A recent move by the Saudi Arabian government to replace male lingerie salesmen—most of whom are foreign-born—with Saudi women has opened a crisp dialogue about the Gulf kingdom’s recent actions to prop up the local economy. The Arab Spring has shed a harsh light on Saudi Arabia’s unemployment rates, especially among Saudis long accustomed to taking only the best jobs or none at all, a mentality that has long been a drag on the local marketplace and has caused long-term strains on the kingdom’s social fabric.
Over the past few decades, cheap labor from abroad has helped Saudi Arabia’s economy grow handsomely, yet the unemployment rate among youth ages 15-24 exploded to nearly 30% in 2011. What makes this number all the more important is that Saudi Arabia’s overall population is heavily skewed toward youth, and the Gulf kingdom’s leaders are acutely aware as to the role played by unemployed youth in the Arab Spring.

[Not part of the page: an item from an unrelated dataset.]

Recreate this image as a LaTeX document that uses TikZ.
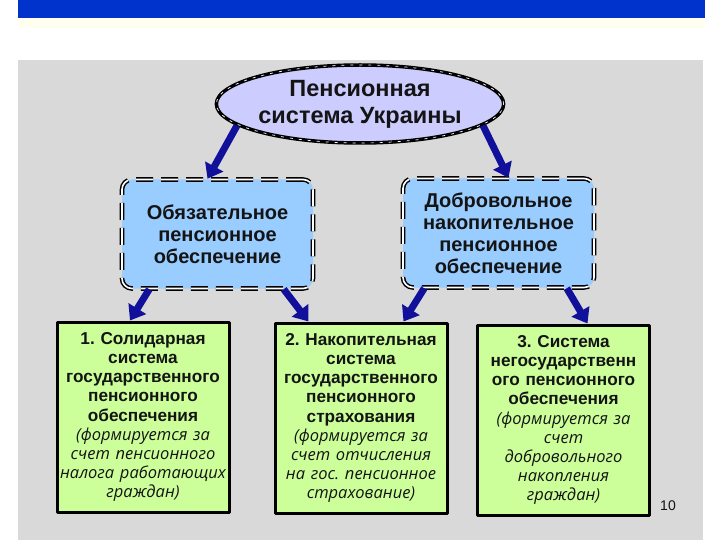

By forcing lingerie stores to hire women, the Saudi government is attempting to do two things: lower the unemployment rate of Saudi citizens, while also implementing a subtle yet unmistakably liberal policy of integrating women into a broader section of society. There is universal agreement that Saudi Arabia has a long way to go in improving women’s rights, yet this simple move has already been hailed as a positive step towards improving the domestic economy and realigning the kingdom’s long-term jobless problems. The Arab Spring did not have to enter Saudi Arabia to foment domestic change, and it’s only a matter of time until economic realities force further positive changes both in Saudi Arabia and the surrounding region.